**What the exercise asks:**
Retype every line from the start of the data down to and including the line with "import plotly.graph_objects as go". Skip the pictures.

**Material:**
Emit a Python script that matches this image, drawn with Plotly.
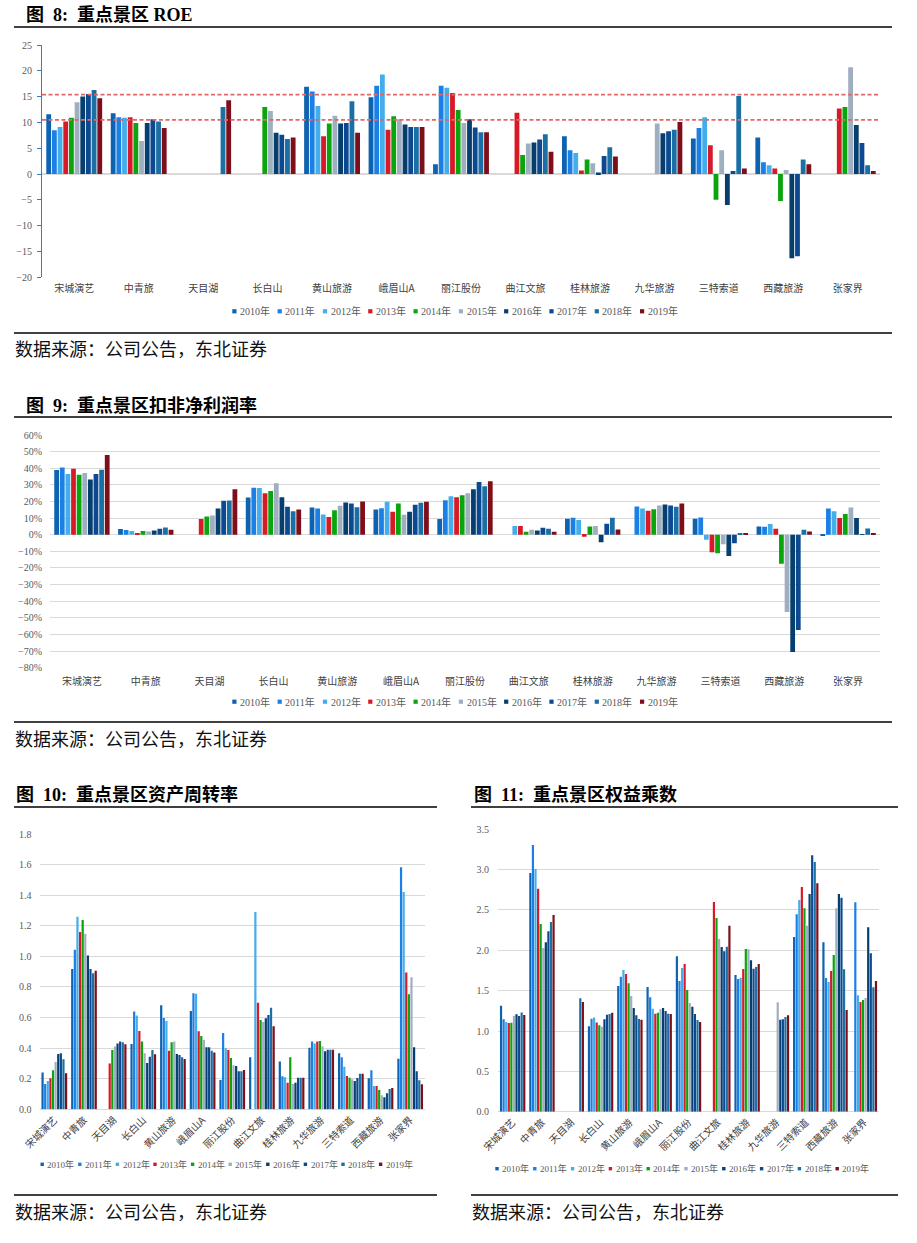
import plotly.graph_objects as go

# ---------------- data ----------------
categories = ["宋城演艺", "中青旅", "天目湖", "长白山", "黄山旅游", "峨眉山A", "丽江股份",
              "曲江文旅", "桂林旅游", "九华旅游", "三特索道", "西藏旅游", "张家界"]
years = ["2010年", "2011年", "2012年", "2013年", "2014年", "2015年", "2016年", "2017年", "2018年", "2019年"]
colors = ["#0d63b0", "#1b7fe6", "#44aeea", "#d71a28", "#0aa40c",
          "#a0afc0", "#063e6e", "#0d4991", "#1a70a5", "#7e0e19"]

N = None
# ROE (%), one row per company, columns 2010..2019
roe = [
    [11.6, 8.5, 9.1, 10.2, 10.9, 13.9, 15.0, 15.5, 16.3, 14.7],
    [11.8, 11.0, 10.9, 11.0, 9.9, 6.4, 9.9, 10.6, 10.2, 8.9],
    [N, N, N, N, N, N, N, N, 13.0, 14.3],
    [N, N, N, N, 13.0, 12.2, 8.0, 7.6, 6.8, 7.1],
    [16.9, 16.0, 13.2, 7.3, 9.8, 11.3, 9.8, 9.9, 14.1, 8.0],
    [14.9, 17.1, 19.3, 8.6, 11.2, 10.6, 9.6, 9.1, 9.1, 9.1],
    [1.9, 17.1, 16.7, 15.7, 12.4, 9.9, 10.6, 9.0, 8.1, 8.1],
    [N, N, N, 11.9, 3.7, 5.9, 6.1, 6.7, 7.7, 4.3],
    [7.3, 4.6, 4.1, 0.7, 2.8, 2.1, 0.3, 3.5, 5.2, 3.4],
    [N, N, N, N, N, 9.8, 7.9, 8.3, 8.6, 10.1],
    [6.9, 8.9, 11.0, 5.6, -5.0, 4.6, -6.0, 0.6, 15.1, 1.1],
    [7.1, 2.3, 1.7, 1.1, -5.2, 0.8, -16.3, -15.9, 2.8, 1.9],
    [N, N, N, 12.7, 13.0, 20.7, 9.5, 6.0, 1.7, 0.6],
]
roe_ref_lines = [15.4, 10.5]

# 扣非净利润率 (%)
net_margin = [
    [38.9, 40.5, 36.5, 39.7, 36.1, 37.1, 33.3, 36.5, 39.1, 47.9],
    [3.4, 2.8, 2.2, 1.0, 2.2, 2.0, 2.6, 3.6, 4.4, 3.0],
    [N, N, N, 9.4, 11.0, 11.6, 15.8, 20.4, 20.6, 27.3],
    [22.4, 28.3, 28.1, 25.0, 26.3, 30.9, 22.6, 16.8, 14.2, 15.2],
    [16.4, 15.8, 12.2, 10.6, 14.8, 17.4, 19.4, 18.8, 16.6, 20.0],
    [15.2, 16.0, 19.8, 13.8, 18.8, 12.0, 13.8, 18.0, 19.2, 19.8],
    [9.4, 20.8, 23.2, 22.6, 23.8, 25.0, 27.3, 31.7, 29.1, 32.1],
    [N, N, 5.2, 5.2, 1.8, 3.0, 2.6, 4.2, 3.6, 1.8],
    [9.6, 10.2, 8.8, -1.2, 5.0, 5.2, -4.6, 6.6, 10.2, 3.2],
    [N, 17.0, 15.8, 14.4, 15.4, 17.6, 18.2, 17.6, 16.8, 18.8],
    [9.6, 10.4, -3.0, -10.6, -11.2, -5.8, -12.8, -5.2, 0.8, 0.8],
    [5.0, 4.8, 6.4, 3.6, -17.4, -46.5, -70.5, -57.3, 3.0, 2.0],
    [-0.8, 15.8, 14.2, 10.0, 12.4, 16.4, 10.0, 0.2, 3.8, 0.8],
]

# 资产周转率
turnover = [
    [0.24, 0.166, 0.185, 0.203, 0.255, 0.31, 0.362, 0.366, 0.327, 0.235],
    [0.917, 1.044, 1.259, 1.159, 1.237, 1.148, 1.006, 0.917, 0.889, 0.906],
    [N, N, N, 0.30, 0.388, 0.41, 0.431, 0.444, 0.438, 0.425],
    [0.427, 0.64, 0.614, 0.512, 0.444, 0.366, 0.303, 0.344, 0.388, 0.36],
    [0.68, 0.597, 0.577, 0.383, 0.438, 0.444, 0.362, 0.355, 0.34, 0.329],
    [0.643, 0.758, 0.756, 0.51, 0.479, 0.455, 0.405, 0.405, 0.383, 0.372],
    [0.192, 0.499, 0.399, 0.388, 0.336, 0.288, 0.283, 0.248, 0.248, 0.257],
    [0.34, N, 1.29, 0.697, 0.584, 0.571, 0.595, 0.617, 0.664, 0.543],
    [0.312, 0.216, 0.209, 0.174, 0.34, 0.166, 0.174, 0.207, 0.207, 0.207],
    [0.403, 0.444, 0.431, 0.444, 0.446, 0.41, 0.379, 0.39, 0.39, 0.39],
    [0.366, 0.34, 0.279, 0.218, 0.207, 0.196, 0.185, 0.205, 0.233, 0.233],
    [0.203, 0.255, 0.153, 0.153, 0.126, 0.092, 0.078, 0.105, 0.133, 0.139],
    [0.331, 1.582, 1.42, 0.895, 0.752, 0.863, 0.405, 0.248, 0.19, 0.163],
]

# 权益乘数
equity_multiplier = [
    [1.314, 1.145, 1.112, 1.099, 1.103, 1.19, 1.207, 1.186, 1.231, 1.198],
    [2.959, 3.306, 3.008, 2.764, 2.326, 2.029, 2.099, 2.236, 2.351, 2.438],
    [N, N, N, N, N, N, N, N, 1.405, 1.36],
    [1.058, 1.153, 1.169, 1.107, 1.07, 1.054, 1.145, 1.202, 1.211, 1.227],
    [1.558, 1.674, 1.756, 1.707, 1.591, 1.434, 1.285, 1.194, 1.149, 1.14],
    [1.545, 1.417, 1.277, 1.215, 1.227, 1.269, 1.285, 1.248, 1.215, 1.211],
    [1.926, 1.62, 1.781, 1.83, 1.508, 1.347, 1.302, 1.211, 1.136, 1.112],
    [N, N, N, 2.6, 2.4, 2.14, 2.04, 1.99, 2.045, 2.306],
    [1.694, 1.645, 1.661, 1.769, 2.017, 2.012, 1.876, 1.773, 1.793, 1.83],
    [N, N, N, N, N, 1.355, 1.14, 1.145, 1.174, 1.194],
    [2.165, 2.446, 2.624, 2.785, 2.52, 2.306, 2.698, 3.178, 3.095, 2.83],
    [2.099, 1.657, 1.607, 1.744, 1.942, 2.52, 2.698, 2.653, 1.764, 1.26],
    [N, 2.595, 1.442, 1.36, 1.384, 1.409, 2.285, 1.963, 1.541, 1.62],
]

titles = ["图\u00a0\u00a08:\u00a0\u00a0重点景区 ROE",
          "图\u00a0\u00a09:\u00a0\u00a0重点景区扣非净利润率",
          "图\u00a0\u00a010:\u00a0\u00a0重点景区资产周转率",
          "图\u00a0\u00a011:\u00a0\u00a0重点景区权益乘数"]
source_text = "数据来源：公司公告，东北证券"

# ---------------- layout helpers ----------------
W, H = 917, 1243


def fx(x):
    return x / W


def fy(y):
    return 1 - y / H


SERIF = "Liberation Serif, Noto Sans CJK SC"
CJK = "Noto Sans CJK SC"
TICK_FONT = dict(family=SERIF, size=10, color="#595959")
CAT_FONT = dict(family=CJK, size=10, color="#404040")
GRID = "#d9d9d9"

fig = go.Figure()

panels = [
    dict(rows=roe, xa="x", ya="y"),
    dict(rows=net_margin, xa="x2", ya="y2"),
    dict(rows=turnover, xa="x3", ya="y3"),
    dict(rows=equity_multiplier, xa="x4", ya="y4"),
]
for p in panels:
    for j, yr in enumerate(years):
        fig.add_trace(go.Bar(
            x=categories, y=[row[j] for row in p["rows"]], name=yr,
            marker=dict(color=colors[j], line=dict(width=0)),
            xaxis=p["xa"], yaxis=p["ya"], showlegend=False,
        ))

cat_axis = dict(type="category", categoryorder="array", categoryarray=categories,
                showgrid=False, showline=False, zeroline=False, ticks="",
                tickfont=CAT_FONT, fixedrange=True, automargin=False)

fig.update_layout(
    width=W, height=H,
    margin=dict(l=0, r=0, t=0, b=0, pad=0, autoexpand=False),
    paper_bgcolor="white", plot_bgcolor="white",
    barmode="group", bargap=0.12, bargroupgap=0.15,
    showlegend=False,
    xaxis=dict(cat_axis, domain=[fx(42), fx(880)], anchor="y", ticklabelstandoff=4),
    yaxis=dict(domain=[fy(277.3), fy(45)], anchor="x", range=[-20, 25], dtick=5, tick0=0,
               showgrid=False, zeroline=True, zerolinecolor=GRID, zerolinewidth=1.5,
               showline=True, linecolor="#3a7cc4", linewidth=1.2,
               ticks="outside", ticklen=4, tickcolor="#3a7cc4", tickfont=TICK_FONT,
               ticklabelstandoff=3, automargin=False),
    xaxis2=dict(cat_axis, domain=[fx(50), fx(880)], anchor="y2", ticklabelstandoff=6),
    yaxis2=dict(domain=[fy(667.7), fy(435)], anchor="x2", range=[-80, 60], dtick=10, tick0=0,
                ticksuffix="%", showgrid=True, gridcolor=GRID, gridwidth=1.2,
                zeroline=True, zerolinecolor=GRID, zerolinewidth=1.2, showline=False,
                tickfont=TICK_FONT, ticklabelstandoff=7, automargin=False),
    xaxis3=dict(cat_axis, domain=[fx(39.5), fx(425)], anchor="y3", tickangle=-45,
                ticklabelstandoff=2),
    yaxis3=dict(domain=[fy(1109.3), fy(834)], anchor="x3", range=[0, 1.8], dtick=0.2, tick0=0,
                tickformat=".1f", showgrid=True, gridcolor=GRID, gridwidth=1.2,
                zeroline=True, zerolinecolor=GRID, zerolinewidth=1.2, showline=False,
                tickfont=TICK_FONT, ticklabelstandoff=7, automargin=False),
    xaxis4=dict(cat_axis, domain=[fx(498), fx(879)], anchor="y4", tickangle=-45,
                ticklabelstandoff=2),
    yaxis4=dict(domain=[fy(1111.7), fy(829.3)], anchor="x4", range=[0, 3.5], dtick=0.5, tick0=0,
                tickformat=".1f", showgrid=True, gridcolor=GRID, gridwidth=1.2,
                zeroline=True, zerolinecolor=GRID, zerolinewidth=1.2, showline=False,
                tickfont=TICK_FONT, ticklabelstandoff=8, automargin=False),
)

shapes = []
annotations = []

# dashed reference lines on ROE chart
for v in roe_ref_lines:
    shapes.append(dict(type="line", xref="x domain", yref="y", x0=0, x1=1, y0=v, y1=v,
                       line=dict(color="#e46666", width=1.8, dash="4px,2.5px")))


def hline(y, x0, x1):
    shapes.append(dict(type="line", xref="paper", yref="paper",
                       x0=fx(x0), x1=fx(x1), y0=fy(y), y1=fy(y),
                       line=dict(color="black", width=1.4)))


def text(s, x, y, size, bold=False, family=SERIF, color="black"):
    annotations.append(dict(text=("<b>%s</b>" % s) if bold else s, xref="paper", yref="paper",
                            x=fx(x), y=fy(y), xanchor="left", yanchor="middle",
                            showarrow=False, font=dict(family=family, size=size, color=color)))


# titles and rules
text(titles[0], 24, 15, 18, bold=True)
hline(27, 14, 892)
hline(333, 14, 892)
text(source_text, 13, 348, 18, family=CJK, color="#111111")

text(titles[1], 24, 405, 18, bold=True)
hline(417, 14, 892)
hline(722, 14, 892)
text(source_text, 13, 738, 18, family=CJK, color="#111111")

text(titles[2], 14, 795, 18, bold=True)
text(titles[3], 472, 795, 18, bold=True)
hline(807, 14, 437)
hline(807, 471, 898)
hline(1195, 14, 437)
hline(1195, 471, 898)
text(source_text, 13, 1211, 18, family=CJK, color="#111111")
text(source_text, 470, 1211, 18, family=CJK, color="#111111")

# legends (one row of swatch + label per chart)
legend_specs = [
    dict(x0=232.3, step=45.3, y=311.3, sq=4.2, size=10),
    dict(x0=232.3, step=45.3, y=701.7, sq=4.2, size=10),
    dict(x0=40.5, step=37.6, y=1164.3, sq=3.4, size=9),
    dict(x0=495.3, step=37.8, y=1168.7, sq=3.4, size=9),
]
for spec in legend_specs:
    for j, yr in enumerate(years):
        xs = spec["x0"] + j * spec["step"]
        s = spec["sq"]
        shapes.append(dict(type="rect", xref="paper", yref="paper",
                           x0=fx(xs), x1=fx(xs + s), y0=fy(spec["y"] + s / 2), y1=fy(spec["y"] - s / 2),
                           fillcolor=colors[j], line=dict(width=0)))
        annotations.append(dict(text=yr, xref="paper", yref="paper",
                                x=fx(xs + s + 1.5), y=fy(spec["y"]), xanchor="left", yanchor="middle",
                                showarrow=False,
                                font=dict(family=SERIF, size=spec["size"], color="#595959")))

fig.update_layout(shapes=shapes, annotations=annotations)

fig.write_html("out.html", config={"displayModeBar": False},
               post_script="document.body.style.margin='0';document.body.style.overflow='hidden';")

**Correct answer:**
Emit a Python script that matches this image, drawn with Plotly.
import plotly.graph_objects as go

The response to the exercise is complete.